#### INPUT
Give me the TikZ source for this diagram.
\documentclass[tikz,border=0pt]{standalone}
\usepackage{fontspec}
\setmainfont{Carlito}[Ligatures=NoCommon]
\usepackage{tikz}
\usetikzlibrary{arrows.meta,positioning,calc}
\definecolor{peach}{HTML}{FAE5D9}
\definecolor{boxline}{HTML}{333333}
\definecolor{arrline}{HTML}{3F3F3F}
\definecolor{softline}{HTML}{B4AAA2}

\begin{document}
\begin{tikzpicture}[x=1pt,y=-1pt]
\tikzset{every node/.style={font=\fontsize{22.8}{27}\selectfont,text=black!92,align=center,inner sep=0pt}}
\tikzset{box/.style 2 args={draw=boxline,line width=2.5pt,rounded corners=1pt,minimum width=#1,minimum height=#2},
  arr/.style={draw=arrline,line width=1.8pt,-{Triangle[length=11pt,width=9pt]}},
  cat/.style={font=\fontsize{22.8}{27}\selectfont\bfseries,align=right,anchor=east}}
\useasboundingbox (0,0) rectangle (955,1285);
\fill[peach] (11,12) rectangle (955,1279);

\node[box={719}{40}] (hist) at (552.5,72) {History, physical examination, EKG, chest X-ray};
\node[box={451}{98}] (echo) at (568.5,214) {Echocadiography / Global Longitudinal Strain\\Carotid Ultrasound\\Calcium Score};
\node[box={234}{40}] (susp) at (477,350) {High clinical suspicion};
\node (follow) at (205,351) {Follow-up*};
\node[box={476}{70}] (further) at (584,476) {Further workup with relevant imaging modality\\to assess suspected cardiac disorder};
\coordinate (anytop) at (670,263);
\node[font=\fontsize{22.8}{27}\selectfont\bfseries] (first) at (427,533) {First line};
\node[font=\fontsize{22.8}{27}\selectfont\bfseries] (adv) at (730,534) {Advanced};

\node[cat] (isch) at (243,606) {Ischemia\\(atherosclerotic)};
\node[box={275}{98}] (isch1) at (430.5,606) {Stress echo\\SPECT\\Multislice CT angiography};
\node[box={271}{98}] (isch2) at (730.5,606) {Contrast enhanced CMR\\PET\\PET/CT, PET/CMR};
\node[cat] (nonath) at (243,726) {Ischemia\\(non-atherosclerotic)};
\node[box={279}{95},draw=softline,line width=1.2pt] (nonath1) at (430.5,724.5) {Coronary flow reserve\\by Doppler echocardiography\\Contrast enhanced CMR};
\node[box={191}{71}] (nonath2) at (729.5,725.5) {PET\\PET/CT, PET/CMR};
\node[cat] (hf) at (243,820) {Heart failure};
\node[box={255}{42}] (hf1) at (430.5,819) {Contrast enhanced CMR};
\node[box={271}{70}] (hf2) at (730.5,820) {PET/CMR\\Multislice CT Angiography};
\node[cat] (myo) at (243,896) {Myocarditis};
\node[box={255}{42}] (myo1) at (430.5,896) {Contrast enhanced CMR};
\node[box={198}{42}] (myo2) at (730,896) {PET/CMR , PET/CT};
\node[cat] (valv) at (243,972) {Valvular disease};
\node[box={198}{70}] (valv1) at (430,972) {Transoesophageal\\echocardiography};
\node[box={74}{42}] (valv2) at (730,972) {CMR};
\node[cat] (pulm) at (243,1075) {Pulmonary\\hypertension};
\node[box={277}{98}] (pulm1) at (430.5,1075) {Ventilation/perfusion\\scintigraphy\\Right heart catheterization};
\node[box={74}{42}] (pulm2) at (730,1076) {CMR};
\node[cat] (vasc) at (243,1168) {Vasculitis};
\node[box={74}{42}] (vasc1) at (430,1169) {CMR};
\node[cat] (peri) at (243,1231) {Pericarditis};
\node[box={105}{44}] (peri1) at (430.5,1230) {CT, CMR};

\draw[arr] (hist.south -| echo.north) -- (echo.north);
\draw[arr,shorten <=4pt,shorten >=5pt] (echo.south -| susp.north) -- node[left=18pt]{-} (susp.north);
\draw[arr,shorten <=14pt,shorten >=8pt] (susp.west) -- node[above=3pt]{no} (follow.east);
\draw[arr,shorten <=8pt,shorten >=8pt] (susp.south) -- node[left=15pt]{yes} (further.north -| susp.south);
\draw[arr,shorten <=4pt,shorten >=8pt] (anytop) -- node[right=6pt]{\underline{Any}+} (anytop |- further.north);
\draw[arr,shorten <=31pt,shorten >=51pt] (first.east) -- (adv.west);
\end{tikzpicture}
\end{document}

...

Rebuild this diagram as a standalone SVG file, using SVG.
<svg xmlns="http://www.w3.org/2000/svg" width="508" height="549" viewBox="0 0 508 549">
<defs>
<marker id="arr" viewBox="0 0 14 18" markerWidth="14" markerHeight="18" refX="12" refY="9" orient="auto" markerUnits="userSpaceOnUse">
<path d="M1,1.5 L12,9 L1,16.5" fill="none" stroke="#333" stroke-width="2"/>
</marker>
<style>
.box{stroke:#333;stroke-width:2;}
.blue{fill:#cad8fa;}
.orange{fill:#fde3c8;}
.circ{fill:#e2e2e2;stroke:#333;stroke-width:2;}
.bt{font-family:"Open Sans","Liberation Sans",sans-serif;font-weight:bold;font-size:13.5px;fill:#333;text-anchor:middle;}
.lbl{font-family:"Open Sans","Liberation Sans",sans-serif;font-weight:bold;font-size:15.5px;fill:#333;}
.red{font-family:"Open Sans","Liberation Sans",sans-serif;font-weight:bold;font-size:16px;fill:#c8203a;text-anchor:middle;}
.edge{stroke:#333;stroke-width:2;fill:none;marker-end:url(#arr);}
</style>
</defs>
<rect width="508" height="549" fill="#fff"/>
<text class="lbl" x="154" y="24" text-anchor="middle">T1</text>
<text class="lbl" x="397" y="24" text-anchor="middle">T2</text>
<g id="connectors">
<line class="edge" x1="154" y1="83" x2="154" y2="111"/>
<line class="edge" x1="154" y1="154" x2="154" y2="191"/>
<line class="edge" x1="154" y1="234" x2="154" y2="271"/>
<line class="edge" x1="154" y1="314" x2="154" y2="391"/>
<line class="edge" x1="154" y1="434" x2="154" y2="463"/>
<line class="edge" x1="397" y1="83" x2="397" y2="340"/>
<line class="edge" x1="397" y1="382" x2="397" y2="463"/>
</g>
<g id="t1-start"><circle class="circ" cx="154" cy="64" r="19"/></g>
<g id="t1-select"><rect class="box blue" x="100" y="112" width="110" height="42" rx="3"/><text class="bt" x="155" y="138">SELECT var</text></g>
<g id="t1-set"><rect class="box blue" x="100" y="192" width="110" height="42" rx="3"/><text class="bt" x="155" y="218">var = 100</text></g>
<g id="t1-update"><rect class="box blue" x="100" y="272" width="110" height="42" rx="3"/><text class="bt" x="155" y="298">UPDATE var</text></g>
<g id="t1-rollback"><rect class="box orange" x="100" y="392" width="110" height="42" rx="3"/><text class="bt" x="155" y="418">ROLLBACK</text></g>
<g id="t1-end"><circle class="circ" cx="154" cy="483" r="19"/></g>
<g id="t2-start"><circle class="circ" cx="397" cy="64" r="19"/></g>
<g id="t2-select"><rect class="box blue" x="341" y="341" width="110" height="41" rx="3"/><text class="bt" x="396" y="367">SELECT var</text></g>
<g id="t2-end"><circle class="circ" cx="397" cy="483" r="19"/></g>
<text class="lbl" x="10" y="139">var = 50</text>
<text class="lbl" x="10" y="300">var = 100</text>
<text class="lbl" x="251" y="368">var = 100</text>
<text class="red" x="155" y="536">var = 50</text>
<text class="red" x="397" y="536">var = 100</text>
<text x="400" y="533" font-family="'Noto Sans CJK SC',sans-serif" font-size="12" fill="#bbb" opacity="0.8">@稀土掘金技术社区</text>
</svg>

#### WHAT YOU HAVE TO DO
Begin with the line containing "Give me the TikZ source for this diagram.", end with the line containing "(11,12) rectangle (955,1279);", and repeat every line in that stretch exactly.

#### ANSWER FOR THE TASK
Give me the TikZ source for this diagram.
\documentclass[tikz,border=0pt]{standalone}
\usepackage{fontspec}
\setmainfont{Carlito}[Ligatures=NoCommon]
\usepackage{tikz}
\usetikzlibrary{arrows.meta,positioning,calc}
\definecolor{peach}{HTML}{FAE5D9}
\definecolor{boxline}{HTML}{333333}
\definecolor{arrline}{HTML}{3F3F3F}
\definecolor{softline}{HTML}{B4AAA2}

\begin{document}
\begin{tikzpicture}[x=1pt,y=-1pt]
\tikzset{every node/.style={font=\fontsize{22.8}{27}\selectfont,text=black!92,align=center,inner sep=0pt}}
\tikzset{box/.style 2 args={draw=boxline,line width=2.5pt,rounded corners=1pt,minimum width=#1,minimum height=#2},
  arr/.style={draw=arrline,line width=1.8pt,-{Triangle[length=11pt,width=9pt]}},
  cat/.style={font=\fontsize{22.8}{27}\selectfont\bfseries,align=right,anchor=east}}
\useasboundingbox (0,0) rectangle (955,1285);
\fill[peach] (11,12) rectangle (955,1279);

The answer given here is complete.